REPUBLIKA.CO.ID, JAKARTA -- Menteri Perdagangan (Mendag) Budi Santoso meninjau kebutuhan minyak sawit mentah (crude palm oil/CPO) untuk implementasi mandatori penggunaan bahan bakar campuran biodiesel 40 persen (B40). Ini dalam rangka mengatur rasio ekspor CPO.
“Kami lihat dulu, ya, seberapa besar kebutuhan (CPO), karena untuk mengubah rasio (ekspor CPO) nanti gampang. Jadi, kami lihat dulu apakah perlu mengubah rasio ekspornya,” ujar Budi Santoso dalam Konferensi Pers Capaian 2024 dan Program Kerja 2025 di Kantor Kementerian Perdagangan, Jakarta, Senin (6/1/2025).
Biodiesel B40 merupakan bahan bakar campuran solar sebanyak 60 persen dan bahan bakar nabati (BBN) dari kelapa sawit sebanyak 40 persen.
Sebelumnya, Budi menyampaikan Kemendag akan melakukan evaluasi guna menentukan kebijakan yang sesuai untuk penyediaan bahan baku B40 dan juga kebutuhan minyak goreng di dalam negeri.
"Nanti kita hitung lagi, kemudian kebijakan apa yang kita lakukan, kita akan evaluasi terus. Evaluasi terus, jangan sampai nanti kebutuhan dalam negeri juga enggak terjadi, harus kita evaluasi," katanya.

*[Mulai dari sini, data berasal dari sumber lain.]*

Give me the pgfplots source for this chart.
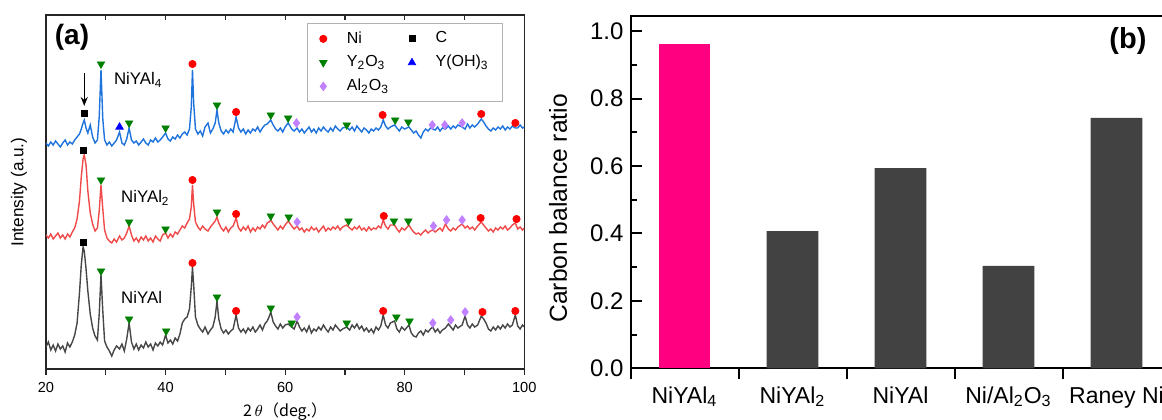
\documentclass[border=0pt]{standalone}
\usepackage{fontspec}
\setmainfont{Liberation Sans}
\newfontfamily\cjk{Noto Sans CJK JP}
\usepackage{pgfplots}
\usepackage{pgfplotstable}
\pgfplotsset{compat=1.18}
\usetikzlibrary{arrows.meta}
\definecolor{blueline}{HTML}{1E73DC}
\definecolor{redline}{HTML}{F04A4A}
\definecolor{grayline}{HTML}{474747}
\definecolor{nired}{HTML}{FF0000}
\definecolor{ygreen}{HTML}{008000}
\definecolor{alviolet}{HTML}{C080FF}
\definecolor{yohblue}{HTML}{0000FF}
\definecolor{pinkbar}{HTML}{FF0080}
\definecolor{darkbar}{HTML}{424242}

% XRD traces, stacked: b = NiYAl4, r = NiYAl2, k = NiYAl (a.u. incl. offset)
\pgfplotstableread{
x b r k
20.0 226 134 22
20.4 223 131 27
20.8 227 135 19
21.2 224 130 24
21.6 228 133 18
22.0 225 136 25
22.4 222 131 20
22.8 226 134 23
23.2 229 130 17
23.6 224 135 26
24.0 227 132 22
24.4 225 137 27
24.8 229 141 34
25.2 232 150 46
25.6 235 168 76
25.9 240 192 104
26.2 246 210 122
26.4 249 214 118
26.7 241 204 100
27.0 236 178 78
27.4 244 156 55
27.8 232 145 41
28.2 226 138 33
28.6 229 141 29
28.9 252 158 55
29.2 299 184 94
29.5 250 160 58
29.8 229 139 28
30.2 224 131 22
30.6 227 128 18
31.0 223 126 13
31.4 226 130 19
31.8 229 127 23
32.3 237 133 20
32.7 226 129 25
33.1 224 131 18
33.5 230 136 30
33.9 241 143 46
34.3 229 134 27
34.7 226 128 20
35.1 228 131 25
35.5 224 127 19
35.9 227 132 24
36.3 230 129 21
36.7 226 133 27
37.1 224 128 22
37.5 229 131 25
37.9 227 127 19
38.3 231 133 26
38.7 227 130 23
39.1 229 128 27
39.5 232 134 24
40.0 236 136 34
40.4 230 131 26
40.8 228 135 29
41.2 232 132 25
41.6 230 137 31
42.0 234 135 28
42.4 231 139 35
42.8 235 143 46
43.2 237 141 50
43.6 234 146 52
44.0 240 150 60
44.3 262 162 82
44.5 299 184 102
44.7 266 165 84
45.0 240 147 52
45.4 235 142 44
45.8 238 139 40
46.2 233 143 37
46.6 242 140 42
47.1 246 138 35
47.5 236 142 39
47.9 240 145 42
48.3 246 148 52
48.6 259 152 68
48.9 246 146 50
49.3 238 141 40
49.7 235 138 36
50.1 239 142 39
50.5 236 137 35
50.9 240 141 38
51.3 237 143 40
51.8 252 151 54
52.2 241 141 41
52.6 237 138 37
53.0 240 142 40
53.4 235 139 36
53.8 239 143 41
54.2 236 137 38
54.6 240 141 42
55.0 238 138 37
55.4 242 142 40
55.8 237 140 44
56.2 241 144 39
56.6 244 141 45
57.0 245 146 48
57.3 247 147 52
57.6 249 149 57
58.0 244 145 47
58.4 240 142 43
58.8 238 139 40
59.2 241 143 45
59.6 237 140 41
60.0 242 144 44
60.5 246 148 45
61.1 240 143 42
61.5 238 140 40
62.0 241 143 48
62.4 237 139 42
62.8 240 141 38
63.2 236 137 41
63.6 239 140 37
64.0 242 138 43
64.4 237 142 36
64.8 240 139 40
65.2 236 141 38
65.6 241 137 42
66.0 238 140 39
66.4 242 143 44
66.8 239 138 40
67.2 237 141 37
67.6 241 139 42
68.0 238 142 39
68.4 243 140 44
68.8 240 143 41
69.2 238 139 38
69.6 241 142 40
70.3 242 144 42
70.8 239 141 39
71.2 242 139 44
71.6 238 142 41
72.0 243 140 45
72.4 240 143 40
72.8 237 139 43
73.2 241 141 38
73.6 239 138 41
74.0 236 142 37
74.4 240 139 40
74.8 238 141 36
75.2 241 140 42
75.6 239 143 39
76.0 242 141 43
76.4 249 149 54
76.8 243 143 44
77.2 240 140 41
77.6 242 144 46
78.3 244 144 48
78.7 241 140 40
79.1 238 137 37
79.5 242 141 42
80.0 240 139 39
80.7 242 144 44
81.1 239 140 36
81.5 236 137 33
81.9 238 135 32
82.3 234 136 36
82.7 231 134 38
83.1 237 137 34
83.5 240 139 39
83.9 238 136 37
84.3 241 138 40
84.7 240 139 42
85.1 239 137 37
85.5 242 139 40
85.9 238 141 36
86.3 241 138 39
86.8 240 145 41
87.3 243 140 45
87.7 240 138 42
88.1 243 141 39
88.5 241 139 44
88.9 244 142 41
89.6 242 145 44
90.1 240 141 53
90.5 245 143 44
90.9 241 140 41
91.3 244 142 45
91.7 242 139 42
92.2 245 143 44
92.8 250 147 53
93.2 247 144 50
93.6 243 141 46
94.0 240 138 40
94.4 238 140 38
94.8 241 137 42
95.2 239 141 39
95.6 242 139 43
96.0 240 142 40
96.4 243 140 44
96.8 239 143 41
97.2 242 139 45
97.6 240 141 42
98.0 243 144 44
98.5 241 146 54
98.9 241 140 43
99.3 244 142 40
99.7 241 139 44
100.0 242 141 42
}\xrd

\begin{document}
\begin{tikzpicture}
\useasboundingbox (0,0) rectangle (581pt,209.5pt);
\clip (0,0) rectangle (581pt,209.5pt);

% ---------- (a) XRD ----------
\begin{axis}[
  at={(23pt,25pt)}, anchor=south west,
  scale only axis, width=239.15pt, height=177pt,
  xmin=20, xmax=100, ymin=0, ymax=354,
  xtick={20,40,60,80,100}, minor xtick={30,50,70,90},
  xtick pos=left, tick align=outside,
  major tick length=3pt, minor tick length=3pt,
  ytick=\empty,
  axis line style={line width=0.6pt, black!85},
  every tick/.style={line width=0.6pt, black!85},
  tick label style={font=\fontsize{7.3}{8}\selectfont},
  /pgf/number format/assume math mode=true,
  xlabel={{\cjk 2}\,$\theta${\cjk （deg.）}},
  every axis x label/.style={at={(axis description cs:0.5,-0.12)}, anchor=center, font=\fontsize{8}{9}\selectfont},
  ylabel={Intensity (a.u.)},
  every axis y label/.style={at={(axis description cs:-0.0565,0.5)}, rotate=90, anchor=center, font=\fontsize{8.6}{9}\selectfont},
  legend columns=2,
  legend cell align=left,
  legend image code/.code={\draw[#1] plot coordinates {(0pt,0pt)};},
  legend style={at={(0.9555,0.977)}, anchor=north east, draw=gray!60, line width=0.4pt,
    font=\fontsize{8}{9}\selectfont, inner xsep=6pt, inner ysep=2pt,
    row sep=0.6pt,
    nodes={inner xsep=1pt},
    /tikz/every odd column/.append style={column sep=9pt},
    /tikz/every even column/.append style={column sep=8.7pt}},
]
\addplot[blueline, line width=0.7pt, forget plot] table[x=x, y=b] {\xrd};
\addplot[redline, line width=0.7pt, forget plot] table[x=x, y=r] {\xrd};
\addplot[grayline, line width=0.7pt, forget plot] table[x=x, y=k] {\xrd};

% phase markers
\addplot[only marks, mark=*, mark size=1.8pt, color=nired] coordinates {
  (44.5,305) (51.8,257) (76.3,254) (92.8,255) (98.5,246)
  (44.5,189) (51.8,155) (76.5,153) (92.7,151) (98.7,150)
  (44.5,106) (51.8,58) (76.4,58) (93.0,57) (98.5,58)};
\addlegendentry{Ni}
\addplot[only marks, mark=square*, mark size=1.5pt, color=black] coordinates {
  (26.4,256) (26.3,219) (26.2,127)};
\addlegendentry{C}
\addplot[only marks, mark=triangle*, mark size=2.1pt, mark options={rotate=180}, color=ygreen] coordinates {
  (29.2,305) (33.9,246) (40.0,241) (48.6,264) (57.6,254) (60.5,251) (70.3,244) (78.4,249) (80.6,247)
  (29.2,189) (33.9,147) (40.0,140) (48.6,157) (57.6,153) (60.6,152) (70.6,148) (78.2,148) (80.6,148)
  (29.2,98) (33.9,50) (40.1,38) (48.6,72) (57.6,61) (61.1,46) (70.3,46) (78.6,52) (80.8,48)};
\addlegendentry{Y\textsubscript{2}O\textsubscript{3}}
\addplot[only marks, mark=triangle*, mark size=2.1pt, color=yohblue] coordinates {(32.3,242)};
\addlegendentry{Y(OH)\textsubscript{3}}
\addplot[only marks, mark=diamond*, mark size=2.1pt, color=alviolet] coordinates {
  (61.9,246) (84.6,244) (86.7,244) (89.6,246)
  (62.0,147) (84.8,143) (87.0,149) (89.6,149)
  (62.0,52) (84.7,46) (87.7,49) (90.1,57)};
\addlegendentry{Al\textsubscript{2}O\textsubscript{3}}

\draw[-{Stealth[length=4.5pt,width=3.5pt]}, line width=0.7pt] (axis cs:26.4,296) -- (axis cs:26.4,263);
\node[anchor=west, font=\fontsize{8.4}{9}\selectfont] at (axis cs:30.2,289) {NiYAl\textsubscript{4}};
\node[anchor=west, font=\fontsize{8.4}{9}\selectfont] at (axis cs:31.4,171) {NiYAl\textsubscript{2}};
\node[anchor=west, font=\fontsize{8.4}{9}\selectfont] at (axis cs:31.4,72) {NiYAl};
\node[font=\fontsize{14}{16}\selectfont\bfseries] at (axis cs:24.35,332) {(a)};
\end{axis}

% top ticks of (a), pointing inwards
\begin{axis}[
  at={(23pt,25pt)}, anchor=south west,
  scale only axis, width=239.15pt, height=177pt,
  xmin=20, xmax=100, ymin=0, ymax=354,
  axis line style={draw=none},
  xtick={20,30,...,100}, xticklabels={},
  xtick pos=right, tick align=inside, major tick length=2.5pt,
  every tick/.style={line width=0.6pt, black!85},
  ytick=\empty,
]
\addplot[draw=none, forget plot] coordinates {(20,0) (100,0)};
\end{axis}

% ---------- (b) carbon balance ----------
\begin{axis}[
  at={(315.25pt,25.35pt)}, anchor=south west,
  scale only axis, width=270pt, height=176.15pt,
  xmin=-0.5, xmax=4.5, ymin=0, ymax=1.045,
  xtick={-0.5,0.5,1.5,2.5,3.5,4.5}, xticklabels={},
  extra x ticks={0,1,2,3,4},
  extra x tick labels={NiYAl\textsubscript{4}, NiYAl\textsubscript{2}, NiYAl, Ni/Al\textsubscript{2}O\textsubscript{3}, Raney Ni},
  extra x tick style={tick style={draw=none}},
  xtick pos=left, ytick pos=left,
  xtick align=outside, ytick align=inside,
  ytick={0,0.2,...,1.0}, minor y tick num=1,
  major tick length=5.5pt, minor tick length=3.3pt,
  axis line style={line width=1pt},
  every tick/.style={line width=1pt, black},
  tick label style={font=\fontsize{12}{14}\selectfont},
  x tick label style={font=\fontsize{11.5}{13}\selectfont},
  /pgf/number format/assume math mode=true,
  yticklabel style={/pgf/number format/.cd, fixed, fixed zerofill, precision=1},
  ylabel={Carbon balance ratio},
  every axis y label/.style={at={(axis description cs:-0.1343,0.454)}, rotate=90, anchor=center, font=\fontsize{12.3}{14}\selectfont},
]
\addplot[ybar, bar width=0.48, bar shift=0pt, fill=pinkbar, draw=none] coordinates {(0,0.961)};
\addplot[ybar, bar width=0.48, bar shift=0pt, fill=darkbar, draw=none] coordinates {(1,0.407) (2,0.594) (3,0.304) (4,0.743)};
\node[font=\fontsize{14.5}{16}\selectfont\bfseries] at (axis cs:4.106,0.972) {(b)};
\end{axis}
\end{tikzpicture}
\end{document}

Pada tahun 2025, pemerintah menetapkan alokasi B40 sebanyak 15,6 juta kiloliter (kl) biodiesel dengan rincian, 7,55 juta kl diperuntukkan bagi public service obligation (PSO). Sementara 8,07 juta kl dialokasikan untuk non-PSO.
Implementasi program mandatori B40 ini tertuang dalam Keputusan Menteri ESDM No 341.K/EK.01/MEM.E/2024 tentang Pemanfaatan Bahan Bakar Nabati Jenis Biodiesel Sebagai Campuran Bahan Bakar Minyak Jenis Minyak Solar Dalam Rangka Pembiayaan oleh Badan Pengelola Dana Perkebunan Kelapa Sawit Sebesar 40 Persen.
Penyaluran biodiesel ini akan didukung oleh 24 Badan Usaha (BU) BBN yang menyalurkan biodiesel, 2 BU BBM yang mendistribusikan B40 untuk PSO dan non-PSO, serta 26 BU BBM yang khusus menyalurkan B40 untuk non-PSO.